• [Stated problem] Extract, in full, the lines below, beginning at the first and ending with the line that contains "const boxG_M = [12.03, 13.64, 17.54, 18.99, 21.64];". Pictures do not belong in the copy.

>> start

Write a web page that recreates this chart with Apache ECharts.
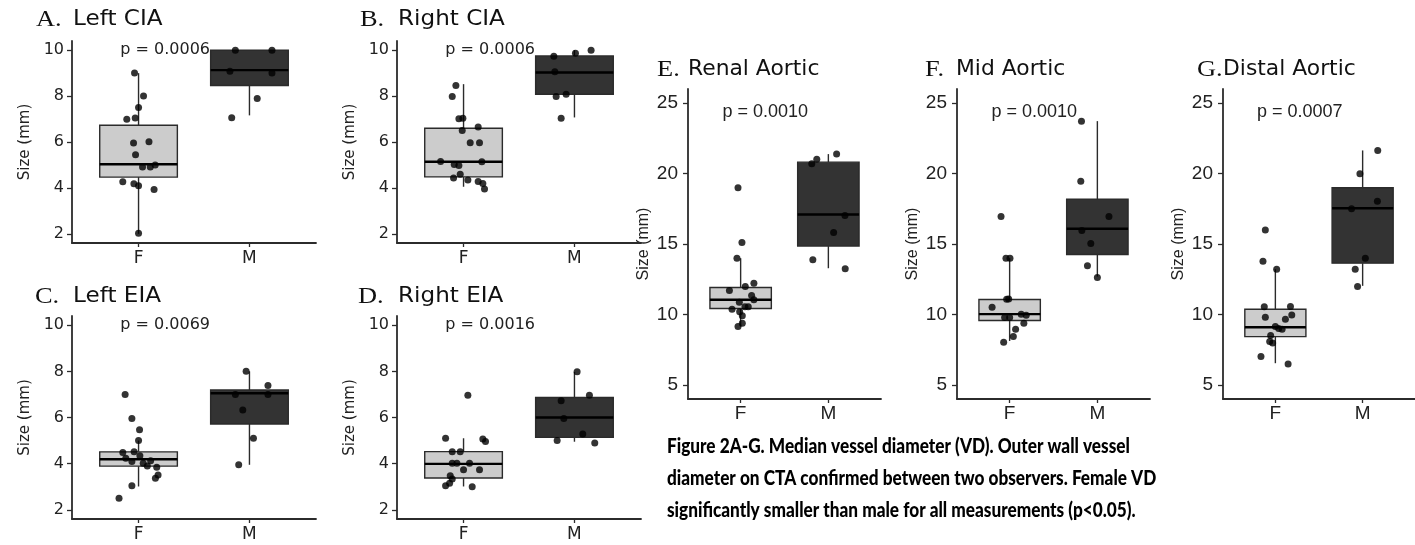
<!DOCTYPE html>
<html>
<head>
<meta charset="utf-8">
<script src="https://cdn.jsdelivr.net/npm/echarts@6/dist/echarts.min.js"></script>
<style>html,body{margin:0;padding:0;background:#fff}#chart{width:1415px;height:545px}</style>
</head>
<body>
<div id="chart"></div>
<script>
// ---------- data ----------
const categories = ['F', 'M'];
const panelLetters = ['A.', 'B.', 'C.', 'D.', 'E.', 'F.', 'G.'];
const panelNames = ['Left CIA', 'Right CIA', 'Left EIA', 'Right EIA', 'Renal Aortic', 'Mid Aortic', 'Distal Aortic'];
const pLabels = ['p = 0.0006', 'p = 0.0006', 'p = 0.0069', 'p = 0.0016', 'p = 0.0010', 'p = 0.0010', 'p = 0.0007'];
const ticksIliac = [2, 4, 6, 8, 10];
const ticksAortic = [5, 10, 15, 20, 25];
const captionLines = [
  'Figure 2A-G. Median vessel diameter (VD). Outer wall vessel',
  'diameter on CTA confirmed between two observers. Female VD',
  'significantly smaller than male for all measurements (p<0.05).'
];

// box stats: [lower whisker, Q1, median, Q3, upper whisker]
const boxA_F = [2.0, 4.47, 5.03, 6.73, 9.0];
const boxA_M = [7.16, 8.46, 9.13, 10.0, 10.0];
const boxB_F = [4.05, 4.48, 5.14, 6.6, 8.52];
const boxB_M = [7.07, 8.08, 9.03, 9.75, 10.0];
const boxC_F = [3.01, 3.89, 4.19, 4.51, 5.0];
const boxC_M = [3.95, 5.72, 7.05, 7.19, 8.0];
const boxD_F = [3.01, 3.38, 3.99, 4.52, 5.1];
const boxD_M = [4.95, 5.14, 6.0, 6.87, 7.98];
const boxE_F = [9.14, 10.42, 11.04, 11.91, 13.99];
const boxE_M = [13.28, 14.85, 17.09, 20.81, 21.38];
const boxF_F = [8.12, 9.57, 10.02, 11.06, 13.99];
const boxF_M = [12.69, 14.25, 16.08, 18.18, 23.72];
const boxG_F = [6.54, 8.43, 9.09, 10.37, 13.21];
const boxG_M = [12.03, 13.64, 17.54, 18.99, 21.64];

const ptsA_F = [9.01, 8.0, 7.5, 6.99, 7.05, 5.96, 6.01, 5.45, 4.91, 4.91, 5.0, 4.27, 4.18, 4.09, 3.93, 2.03];
const jitA_F = [-0.036, 0.045, 0.0, -0.106, -0.03, -0.045, 0.094, -0.027, 0.036, 0.106, 0.15, -0.142, -0.042, 0.0, 0.14, 0.0];
const ptsA_M = [10.0, 10.0, 9.08, 9.01, 7.89, 7.06];
const jitA_M = [-0.127, 0.203, -0.176, 0.203, 0.07, -0.16];

const ptsB_F = [8.46, 7.98, 7.01, 7.04, 6.5, 6.65, 5.97, 5.97, 5.15, 5.02, 4.98, 5.14, 4.59, 4.43, 4.34, 4.28, 4.19, 3.95];
const jitB_F = [-0.069, -0.102, -0.042, -0.006, -0.012, 0.132, 0.06, 0.144, -0.207, -0.084, -0.042, 0.165, -0.03, -0.09, 0.039, 0.132, 0.174, 0.189];
const ptsB_M = [9.74, 9.87, 10.0, 9.06, 7.98, 8.08, 7.04];
const jitB_M = [-0.186, 0.009, 0.15, -0.177, -0.165, -0.075, -0.12];

const ptsC_F = [7.0, 5.96, 5.47, 5.0, 4.48, 4.52, 4.23, 4.09, 4.34, 4.02, 3.9, 4.13, 3.84, 3.51, 3.37, 3.04, 2.5];
const jitC_F = [-0.121, -0.06, 0.009, 0.0, -0.142, -0.04, -0.115, -0.06, 0.012, 0.042, 0.079, 0.109, 0.164, 0.176, 0.152, -0.06, -0.176];
const ptsC_M = [8.01, 7.39, 7.0, 7.0, 6.32, 5.1, 3.95];
const jitC_M = [-0.03, 0.167, -0.127, 0.167, -0.06, 0.036, -0.097];

const ptsD_F = [6.96, 5.1, 5.07, 4.96, 4.52, 4.52, 4.02, 4.02, 4.02, 3.73, 3.73, 3.47, 3.33, 3.15, 3.04, 3.0];
const jitD_F = [0.039, -0.162, 0.174, 0.198, -0.102, -0.03, -0.102, -0.06, 0.054, 0.0, 0.144, -0.12, -0.102, -0.126, -0.162, 0.078];
const ptsD_M = [7.98, 6.96, 6.73, 5.96, 5.28, 5.0, 4.9];
const jitD_M = [0.024, 0.135, -0.12, -0.096, 0.075, -0.156, 0.183];

const ptsE_F = [18.99, 15.11, 13.99, 12.22, 11.98, 11.7, 11.34, 11.04, 10.87, 10.37, 10.54, 10.54, 10.2, 9.9, 9.38, 9.14];
const jitE_F = [-0.03, 0.015, -0.042, 0.151, 0.053, -0.128, 0.125, 0.151, -0.015, -0.098, 0.049, 0.087, -0.011, 0.019, 0.019, -0.03];
const ptsE_M = [21.38, 21.02, 20.69, 17.02, 15.82, 13.88, 13.24];
const jitE_M = [0.094, -0.132, -0.189, 0.189, 0.06, -0.177, 0.192];

const ptsF_F = [16.95, 13.99, 13.99, 11.08, 11.1, 10.51, 9.78, 9.78, 10.02, 9.95, 9.38, 8.95, 8.43, 8.03];
const jitF_F = [-0.098, -0.042, 0.004, -0.034, -0.011, -0.2, -0.057, 0.0, 0.132, 0.189, 0.162, 0.068, 0.042, -0.068];
const ptsF_M = [23.72, 19.46, 16.95, 15.96, 15.04, 13.45, 12.62];
const jitF_M = [-0.181, -0.189, 0.132, -0.177, -0.075, -0.113, 0.0];

const ptsG_F = [16.0, 13.78, 13.21, 10.54, 10.56, 9.8, 9.97, 9.66, 9.14, 9.0, 8.95, 8.5, 8.08, 7.98, 7.01, 6.49];
const jitG_F = [-0.115, -0.142, 0.015, -0.127, 0.173, -0.115, 0.188, 0.115, 0.0, 0.038, 0.077, -0.054, -0.065, -0.031, -0.165, 0.146];
const ptsG_M = [21.64, 19.98, 18.04, 17.5, 13.99, 13.21, 11.98];
const jitG_M = [0.173, -0.031, 0.169, -0.127, 0.031, -0.085, -0.058];

// ---------- layout ----------
const boxesF = [boxA_F, boxB_F, boxC_F, boxD_F, boxE_F, boxF_F, boxG_F];
const boxesM = [boxA_M, boxB_M, boxC_M, boxD_M, boxE_M, boxF_M, boxG_M];
const pointsF = [ptsA_F, ptsB_F, ptsC_F, ptsD_F, ptsE_F, ptsF_F, ptsG_F];
const jittersF = [jitA_F, jitB_F, jitC_F, jitD_F, jitE_F, jitF_F, jitG_F];
const pointsM = [ptsA_M, ptsB_M, ptsC_M, ptsD_M, ptsE_M, ptsF_M, ptsG_M];
const jittersM = [jitA_M, jitB_M, jitC_M, jitD_M, jitE_M, jitF_M, jitG_M];

const grids = [
  {left: 72, top: 41, width: 244, height: 202},
  {left: 397, top: 41, width: 244, height: 202},
  {left: 72, top: 316, width: 244, height: 203},
  {left: 397, top: 316, width: 244, height: 203},
  {left: 688, top: 89, width: 193, height: 310},
  {left: 957, top: 89, width: 193, height: 310},
  {left: 1223, top: 89, width: 192, height: 310}
];
const titlePos = [
  {lx: 36, nx: 73, y: 20}, {lx: 360, nx: 398, y: 20},
  {lx: 35, nx: 73, y: 297}, {lx: 358, nx: 398, y: 297},
  {lx: 657, nx: 688, y: 70}, {lx: 925, nx: 956, y: 70}, {lx: 1197, nx: 1223, y: 70}
];

const boxFill = ['#cccccc', '#333333'];
const lineCol = '#2b2b2b';
const textCol = '#222';

const grid = [], xAxis = [], yAxis = [], series = [], graphic = [];

for (let i = 0; i < 7; i++) {
  const iliac = i < 4;
  const fam = iliac ? 'DejaVu Sans' : 'Liberation Sans';
  grid.push(Object.assign({containLabel: false}, grids[i]));
  xAxis.push({
    gridIndex: i, type: 'value', min: 0.4, max: 2.6,
    axisLine: {show: true, lineStyle: {color: lineCol, width: 1.8}},
    axisTick: {show: true, customValues: [1, 2], length: 4, lineStyle: {color: lineCol, width: 1.3}},
    axisLabel: {customValues: [1, 2], formatter: v => categories[Math.round(v) - 1],
      color: textCol, fontFamily: fam, fontSize: iliac ? 17 : 19, margin: iliac ? 7 : 5},
    splitLine: {show: false}
  });
  const ticks = iliac ? ticksIliac : ticksAortic;
  yAxis.push({
    gridIndex: i, type: 'value',
    min: iliac ? 1.6 : 4, max: iliac ? 10.4 : 26,
    name: 'Size (mm)', nameLocation: 'middle', nameGap: iliac ? 39 : 36,
    nameTextStyle: {color: textCol, fontFamily: fam, fontSize: iliac ? 15 : 16},
    axisLine: {show: true, lineStyle: {color: lineCol, width: 1.8}},
    axisTick: {show: true, customValues: ticks, length: 5, lineStyle: {color: lineCol, width: 1.3}},
    axisLabel: {customValues: ticks, color: textCol, fontFamily: fam, fontSize: iliac ? 16 : 19, margin: iliac ? 8 : 10},
    splitLine: {show: false}
  });
  // boxes
  series.push({
    type: 'custom', xAxisIndex: i, yAxisIndex: i, z: 1,
    data: [[1].concat(boxesF[i]), [2].concat(boxesM[i])],
    renderItem: function (params, api) {
      const x = api.value(0);
      const lo = api.value(1), q1 = api.value(2), med = api.value(3), q3 = api.value(4), hi = api.value(5);
      const half = 0.35;
      const tl = api.coord([x - half, q3]);
      const br = api.coord([x + half, q1]);
      const a = api.coord([x, lo]), b = api.coord([x, q1]), c = api.coord([x, q3]), d = api.coord([x, hi]);
      const ml = api.coord([x - half, med]), mr = api.coord([x + half, med]);
      return {type: 'group', children: [
        {type: 'line', shape: {x1: a[0], y1: a[1], x2: b[0], y2: b[1]}, style: {stroke: lineCol, lineWidth: 1.4}},
        {type: 'line', shape: {x1: c[0], y1: c[1], x2: d[0], y2: d[1]}, style: {stroke: lineCol, lineWidth: 1.4}},
        {type: 'rect', shape: {x: tl[0], y: tl[1], width: br[0] - tl[0], height: br[1] - tl[1]},
          style: {fill: boxFill[x - 1], stroke: lineCol, lineWidth: 1.4}},
        {type: 'line', shape: {x1: ml[0], y1: ml[1], x2: mr[0], y2: mr[1]}, style: {stroke: '#000', lineWidth: 2.4}}
      ]};
    }
  });
  // jittered points
  series.push({
    type: 'scatter', xAxisIndex: i, yAxisIndex: i, z: 3, symbolSize: 7,
    itemStyle: {color: '#000'},
    data: pointsF[i].map((v, k) => [1 + jittersF[i][k], v])
  });
  series.push({
    type: 'scatter', xAxisIndex: i, yAxisIndex: i, z: 3, symbolSize: 7,
    itemStyle: {color: '#000'},
    data: pointsM[i].map((v, k) => [2 + jittersM[i][k], v])
  });
  // p-value label
  const pIdx = i;
  series.push({
    type: 'custom', xAxisIndex: i, yAxisIndex: i, z: 4,
    data: [[iliac ? 1.24 : 1.28, iliac ? 10 : 24.4]],
    renderItem: function (params, api) {
      const p = api.coord([api.value(0), api.value(1)]);
      return {type: 'text', x: p[0], y: p[1], style: {text: pLabels[pIdx], fill: textCol,
        font: (iliac ? '16px ' : '18px ') + fam, align: 'center', verticalAlign: 'middle'}};
    }
  });
  // title
  graphic.push({type: 'text', x: titlePos[i].lx, y: titlePos[i].y, scaleX: 1.1,
    style: {text: panelLetters[i], font: '24px "Liberation Serif"', fill: '#111', verticalAlign: 'middle'}});
  graphic.push({type: 'text', x: titlePos[i].nx, y: titlePos[i].y, scaleX: iliac ? 1.1 : 1.04,
    style: {text: panelNames[i], font: '21px "DejaVu Sans"', fill: '#111', verticalAlign: 'middle'}});
}

captionLines.forEach((t, k) => {
  graphic.push({type: 'text', x: 667, y: 447 + k * 31.7, scaleX: 0.86,
    style: {text: t, font: '900 20px Lato, sans-serif', fill: '#000', verticalAlign: 'middle'}});
});

const chart = echarts.init(document.getElementById('chart'), null, {renderer: 'canvas'});
chart.setOption({
  animation: false,
  backgroundColor: '#fff',
  grid, xAxis, yAxis, series, graphic
});
</script>
</body>
</html>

>> end

• [Solution to this task]
Write a web page that recreates this chart with Apache ECharts.
<!DOCTYPE html>
<html>
<head>
<meta charset="utf-8">
<script src="https://cdn.jsdelivr.net/npm/echarts@6/dist/echarts.min.js"></script>
<style>html,body{margin:0;padding:0;background:#fff}#chart{width:1415px;height:545px}</style>
</head>
<body>
<div id="chart"></div>
<script>
// ---------- data ----------
const categories = ['F', 'M'];
const panelLetters = ['A.', 'B.', 'C.', 'D.', 'E.', 'F.', 'G.'];
const panelNames = ['Left CIA', 'Right CIA', 'Left EIA', 'Right EIA', 'Renal Aortic', 'Mid Aortic', 'Distal Aortic'];
const pLabels = ['p = 0.0006', 'p = 0.0006', 'p = 0.0069', 'p = 0.0016', 'p = 0.0010', 'p = 0.0010', 'p = 0.0007'];
const ticksIliac = [2, 4, 6, 8, 10];
const ticksAortic = [5, 10, 15, 20, 25];
const captionLines = [
  'Figure 2A-G. Median vessel diameter (VD). Outer wall vessel',
  'diameter on CTA confirmed between two observers. Female VD',
  'significantly smaller than male for all measurements (p<0.05).'
];

// box stats: [lower whisker, Q1, median, Q3, upper whisker]
const boxA_F = [2.0, 4.47, 5.03, 6.73, 9.0];
const boxA_M = [7.16, 8.46, 9.13, 10.0, 10.0];
const boxB_F = [4.05, 4.48, 5.14, 6.6, 8.52];
const boxB_M = [7.07, 8.08, 9.03, 9.75, 10.0];
const boxC_F = [3.01, 3.89, 4.19, 4.51, 5.0];
const boxC_M = [3.95, 5.72, 7.05, 7.19, 8.0];
const boxD_F = [3.01, 3.38, 3.99, 4.52, 5.1];
const boxD_M = [4.95, 5.14, 6.0, 6.87, 7.98];
const boxE_F = [9.14, 10.42, 11.04, 11.91, 13.99];
const boxE_M = [13.28, 14.85, 17.09, 20.81, 21.38];
const boxF_F = [8.12, 9.57, 10.02, 11.06, 13.99];
const boxF_M = [12.69, 14.25, 16.08, 18.18, 23.72];
const boxG_F = [6.54, 8.43, 9.09, 10.37, 13.21];
const boxG_M = [12.03, 13.64, 17.54, 18.99, 21.64];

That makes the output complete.